Ingredients:
- 6 Corn Tortillas (approx. 70g), cut into thin strips
- 30 ml (2 Tbsp) Neutral Oil (e.g., canola or grapeseed)
- Pinch of Kosher Salt
- 30 ml (2 Tbsp) Extra Virgin Olive Oil
- 1 Large White Onion, finely chopped
- 2 Cloves Garlic, minced
- 1 Medium Jalapeño, seeds removed and minced (optional)
- 10 ml (2 tsp) Chili Powder (preferably Ancho or New Mexico)
- 5 ml (1 tsp) Ground Cumin
- 2.5 ml (½ tsp) Dried Oregano
- 15 ml (1 Tbsp) Tomato Paste
- 1 Litre (4 cups) Chicken Stock (low sodium)
- 425g (15 oz) Can Diced Tomatoes, undrained
- 425g (15 oz) Can Black Beans, rinsed and drained
- 225g (8 oz) Cream Cheese (full-fat block), cut into 1-inch cubes
- 450g (1 lb) Cooked Chicken (Rotisserie or pre-cooked), shredded
- 60 ml (4 Tbsp) Fresh Lime Juice
- 5g (¼ cup) Fresh Coriander/Cilantro, chopped
- Kosher Salt and Freshly Ground Black Pepper, to taste
- Shredded Monterey Jack or Cheddar Cheese (for serving)
- Diced Avocado (for serving)
Instructions:
- Fry the Strips: Heat the neutral oil in a small pan over medium-high heat.
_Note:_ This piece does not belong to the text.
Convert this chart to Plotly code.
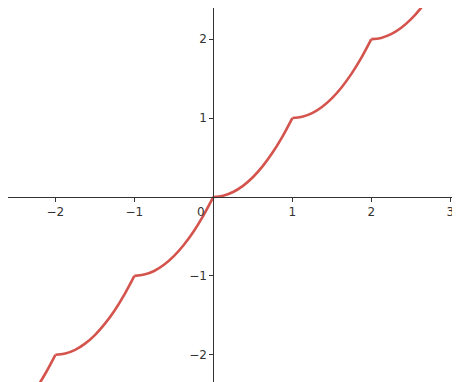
import plotly.graph_objects as go

# Curve points (x, y)
x_vals = [-3.0, -2.875, -2.75, -2.625, -2.5, -2.375, -2.25, -2.125,
          -2.0, -1.875, -1.75, -1.625, -1.5, -1.375, -1.25, -1.125,
          -1.0, -0.875, -0.75, -0.625, -0.5, -0.375, -0.25, -0.125,
          0.0, 0.125, 0.25, 0.375, 0.5, 0.625, 0.75, 0.875,
          1.0, 1.125, 1.25, 1.375, 1.5, 1.625, 1.75, 1.875,
          2.0, 2.125, 2.25, 2.375, 2.5, 2.625, 2.75, 2.875, 3.0]
y_vals = [-3.0, -2.984, -2.938, -2.859, -2.75, -2.609, -2.438, -2.234,
          -2.0, -1.984, -1.938, -1.859, -1.75, -1.609, -1.438, -1.234,
          -1.0, -0.984, -0.938, -0.859, -0.75, -0.609, -0.438, -0.234,
          0.0, 0.016, 0.063, 0.141, 0.25, 0.391, 0.563, 0.766,
          1.0, 1.016, 1.063, 1.141, 1.25, 1.391, 1.563, 1.766,
          2.0, 2.016, 2.063, 2.141, 2.25, 2.391, 2.563, 2.766, 3.0]

x_ticks = [-2, -1, 1, 2, 3]
y_ticks = [-2, -1, 1, 2]
origin_label = "0"

x_range = [-2.60, 3.123]
y_range = [-2.345, 2.395]

axis_col = "#333333"
line_col = "#d4544d"
font = dict(family="DejaVu Sans", size=12, color="#333333")

fig = go.Figure()
# one smooth piece per unit interval, so the corners at the integers stay sharp
for s in range(0, len(x_vals) - 1, 8):
    fig.add_trace(go.Scatter(x=x_vals[s:s + 9], y=y_vals[s:s + 9], mode="lines",
                             line=dict(color=line_col, width=2.6, shape="spline",
                                       smoothing=1.0),
                             hoverinfo="skip", showlegend=False))

# the page adds an 8px body margin, so the figure is 8px smaller
fig.update_layout(
    width=452, height=374,
    margin=dict(l=0, r=0, t=0, b=0),
    paper_bgcolor="white", plot_bgcolor="white",
    showlegend=False,
    xaxis=dict(range=x_range, anchor="free", automargin=False,
               position=(0 - y_range[0]) / (y_range[1] - y_range[0]),
               tickvals=x_ticks, ticks="outside", ticklen=4, tickwidth=1,
               tickcolor=axis_col, showline=True, linecolor=axis_col, linewidth=1.2,
               showgrid=False, zeroline=False, tickfont=font,
               ticklabeloverflow="allow"),
    yaxis=dict(range=y_range, anchor="free", automargin=False,
               position=(0 - x_range[0]) / (x_range[1] - x_range[0]),
               tickvals=y_ticks, ticks="outside", ticklen=4, tickwidth=1,
               tickcolor=axis_col, showline=True, linecolor=axis_col, linewidth=1.2,
               showgrid=False, zeroline=False, tickfont=font,
               ticklabeloverflow="allow"),
)
fig.add_annotation(x=0, y=0, text=origin_label, showarrow=False,
                   xanchor="right", yanchor="top", xshift=-6, yshift=-6,
                   font=font)

fig.write_html("out.html")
Fry the tortilla strips in batches until golden brown and crisp (2–3 minutes per batch). Drain on paper towels and immediately season with a pinch of salt. Set aside. Ensure the chicken is shredded and ready to go.
- Sauté Aromatics: Heat olive oil in the Dutch oven over medium heat. Add the chopped onion and sauté until softened and translucent, about 5–7 minutes. Stir in the minced garlic and jalapeño (if using). Cook for 1 minute until fragrant.
- Bloom the Spices: Add the chili powder, cumin, and oregano. Stir constantly for 30 seconds to toast the spices. Stir in the tomato paste and cook for 1 minute, scraping the bottom of the pot.
- Simmer and Blend: Pour in the chicken stock and canned diced tomatoes (including the liquid). Stir in the rinsed black beans. Bring the mixture to a low, steady simmer. Reduce the heat and simmer, uncovered, for 15 minutes. Use an immersion blender to briefly blend about one-third of the soup mixture to create thickness.
- Cream and Finish: Return the soup to low heat. Add the cubed cream cheese. Stir frequently until the cream cheese has fully melted and the soup is smooth and velvety (about 3–5 minutes). Do not allow the soup to boil vigorously. Stir in the shredded chicken and cook for 2–3 minutes until heated through.
- Serve: Stir in the fresh lime juice and chopped cilantro. Taste the soup and adjust the seasoning with salt and pepper. Ladle the piping hot soup into bowls and garnish generously with the crispy tortilla strips, shredded cheese, and diced avocado.